The Centre for Democracy and Governance estimates that over Sh1 billion was raised through pyramid schemes. CDG researchers say they found evidence that some of the  money found its way to campaign kitties.

“For those incumbent in public office, additional income came from unpaid use of the provincial administration machinery, coercion to extort money from private businesses, use of state media and state corporation advertisements to propagate partisan information, use of government premises for party meetings, involving senior public officers in presidential campaign planning, use of government resources to produce material for campaigns and fuelling private vehicles using funds from government.
“These latter activities are estimated to have amounted to Sh500 million,” the researchers said of the 2007 elections.
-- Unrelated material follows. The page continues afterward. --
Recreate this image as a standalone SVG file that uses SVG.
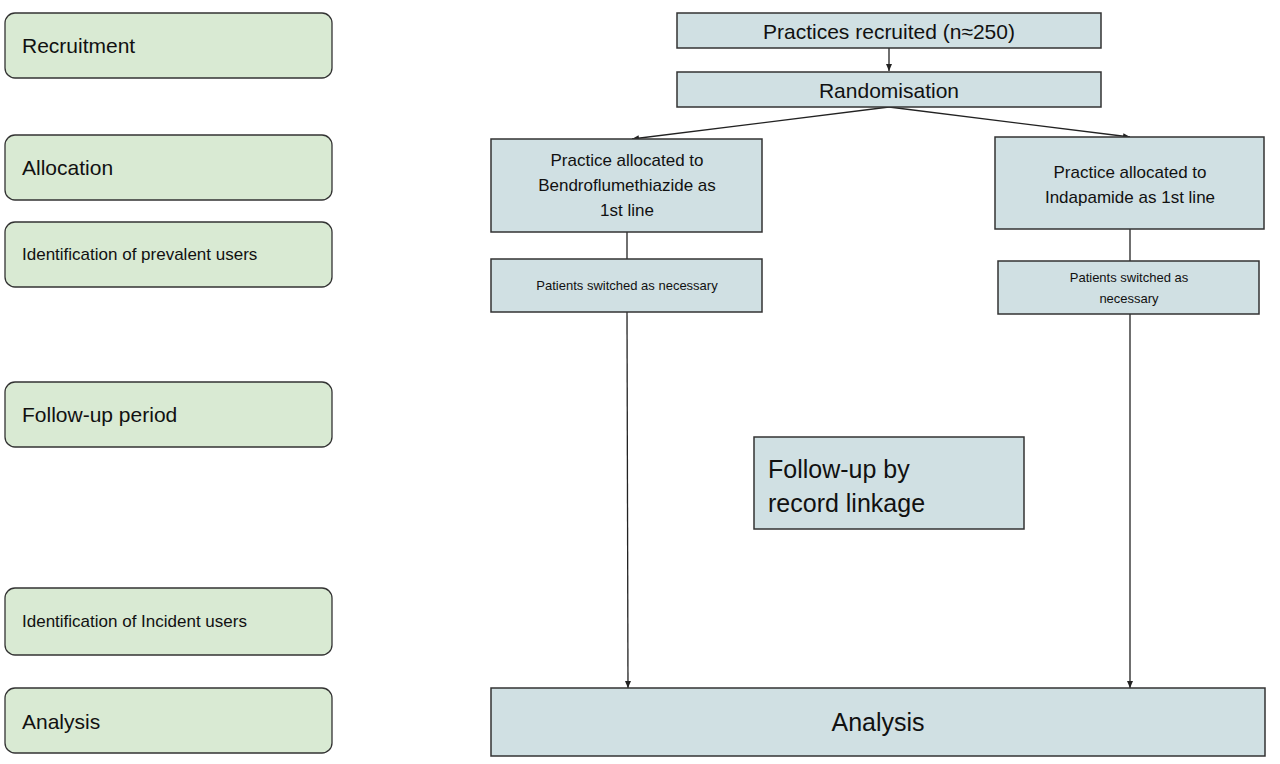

According to an expenditure monitoring and income tracking survey conducted by the NGO, about Sh1 billion may have been spent in the use of state resources such as state media, vehicles and the Government Printer.
To unduly pressure 

Former Cabinent minister Mukhisa Kituyi says he sees ominous signs of theft of public money. Dr Kituyi says he was once approached by a certain individual when he was in Cabinet in 2007 and asked to unduly pressure French cement maker Lafarge out of East African Portland Cement. (READ: State must come clean on its pressure on Lafarge)   
Lafarge holds a large stake in Portland, a state corporation, and the threat was supposed to “make them talk” – couched language for issuing a bribe in order to be left alone.
Dr Kituyi is now warning that the same forces are on the loose with the same intentions and, again, in an election year.
“I feel a sense of déjà vu. The latest posturing comes at a time when questionable deals at NHIF, bulk petroleum importation, the possible sale of New KCC are raising the spectre of raiding public coffers for campaign funds,” Dr Kituyi says. “All prefects and whistle blowers should now get on heightened alert.”
Anti-corruption crusader Mwalimu Mati says there is a connection between scandals and an election year. “There is no doubt. All those incidents are related because of politics based on vote buying.
“The incumbent want to buy their way back into power. During election years, we have discovered that accounts of government go into shambles. There’s definitely a connection,” Mr Mati said.
“If Kenyans were to vote with their heads and not their stomachs, it would be different. If you sell your vote, you sell your government. If we had the moral fibre, it would be different.
“The major spending has got to be recouped somehow. Political party financing may make a difference. It’s not an all-hope-gone situation but we are trying to change a political culture that has gained root over the last 50 years,” Mr Mati told the Sunday Nation.
Parliament is trying to find out what happened at NHIF as the public health insurer rolled out a multi-billion-shilling scheme covering civil servants but which is embroiled in controversy.
The claims of fraud at NHIF came hot on the heels of a scandal at the NSSF where the state pension fund is paying for Kanu-era contracts.